South African fast food franchise

KFC South Africa (KFCSA) is a South African fast food chain. It is the regional operating entity of locally-based KFC Africa, which operates franchises in 22 African countries, under the banner of American fast food chain KFC. Founded in 1971, the company is headquartered in Johannesburg.

As of 2026, the company has 1,200 restaurants. As of late 2023, South Africa represents the fifth-largest market in the world for KFC.

== History ==

KFC first entered the South African market in 1971, establishing a restaurant in Johannesburg.

In 1987, due to apartheid, the US Congress passed a law forbidding American companies from owning South African assets. As a result, KFC decided to divest its 60 company-owned outlets, and its trademarks, to South African holding company Devco. The company's 120 franchised outlets were not affected. KFC continued to collect an administrative fee from Devco.
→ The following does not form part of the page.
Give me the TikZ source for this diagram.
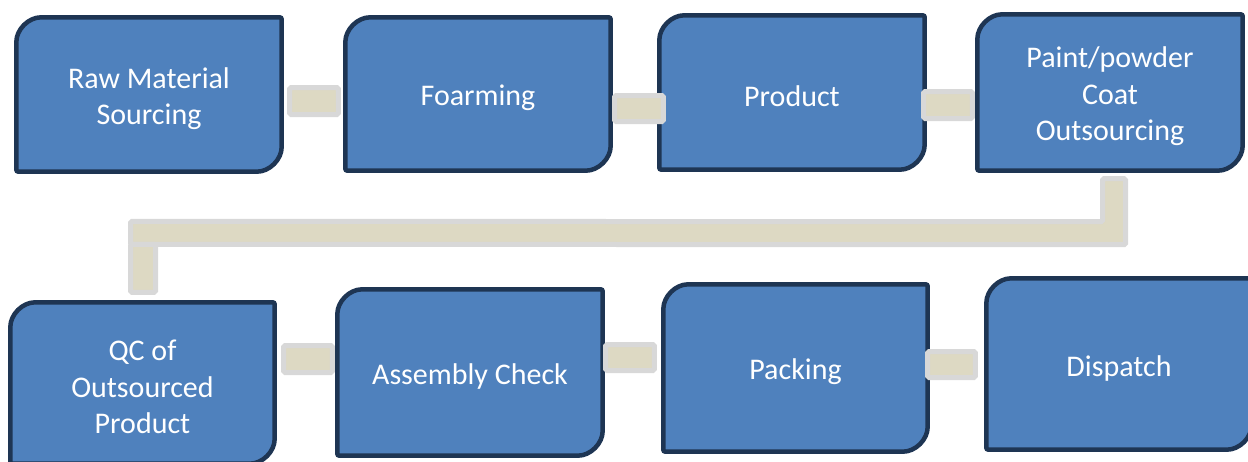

In 1994, when US sanctions against SA were lifted, KFC reacquired its former assets. At the time, there were around 300 KFC locations across South Africa.

In November 2023, KFCSA had reached over 1,000 stores, making it the country's largest fast food chain. Furthermore, by number of locations, South Africa was KFC's fifth-largest market globally. Despite having a far smaller population, SA had more outlets than countries like India, Malaysia, and Indonesia.

== Operations ==

As of 2021, KFCSA operates 960 outlets across the country, and is the largest fast food chain in South Africa by number of locations. In terms of ownership, 90% are franchised and 10% percent are company-owned.

KFC South Africa offers regional menu items such as pap, which are unique to their menu.

South Africa is one of the few countries where KFC does not sell PepsiCo soda brands, due to the latter's historically small presence in the country.